Node simulation speed is usually not the bottleneck when running large simulations.

Link simulation scalability

The number of links that need to be simulated is the main factor that determines simulation scalability. For instance, in a full-mesh topology, the number of links is O(N^2), where N is the number of node. In contrast, in a tree topology the number of links is only N-1 or O(N). For large networks, this translates to a great difference in the simulation speed.

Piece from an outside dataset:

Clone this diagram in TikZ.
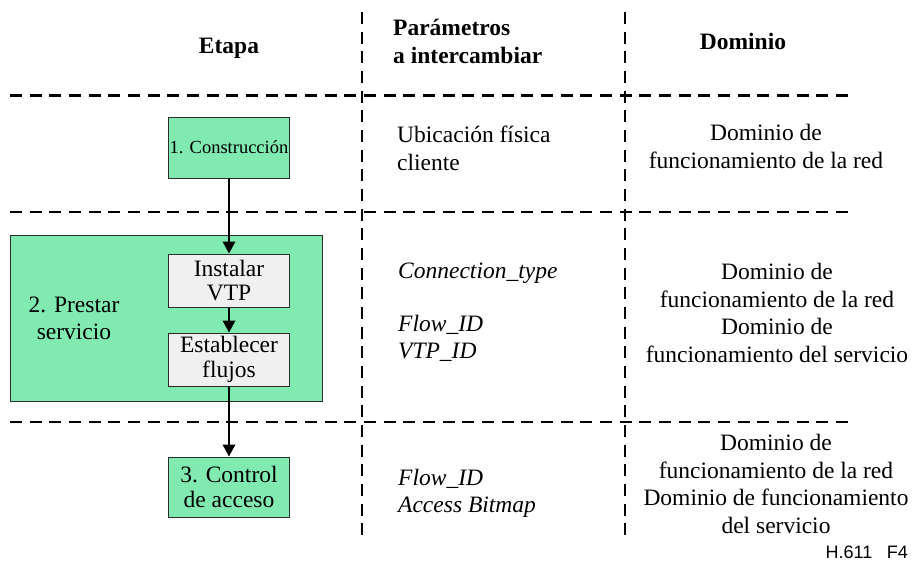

The effect of links scales linearly with the number of active transmissions. For example, a network of 1000 links that has 1 transmissions per second requires roughly the same resources for link simulation as a network with 10 links that does 100 tranmissions per second.

Impact of mobility

Having mobile nodes in the sim means that not only node positions must be periodically updated, but that also all affected links recalculated, and possibly created or deleted. As a result, the granularity of MOBILITY_UPDATE_PERIOD_SEC configuration setting has some impact on the simulation speed. The impact is not too large even if all nodes are mobile, unless it the update period is set to a very short value (e.g. 0.01 seconds).

Examples

The folder examples/large-network contains a configuration file for simulations of a large hierarchical network (1000 nodes). Due to the tree structure of the network, it can be simulated faster that real time on modern laptop and desktop PC.

Using multiple cores

NodeJS does not have support for multiple threads, hence, a single TSCH-Sim simulation cannot be sped up by running it on a multicore processor.

However, TSCH-Sim can be sped up by running it as multiple, concurrent instances. If the SIMULATION_NUM_RUNS option is specified, this is done automatically by the simulation engine. Multiple TSCH-Sim processes are started with identical configuration (except for the random seed, which is monotonically increased for each subsequent process). The results are stored in a single directory, and the statistics merged in a single JSON file at the termination of all simulations.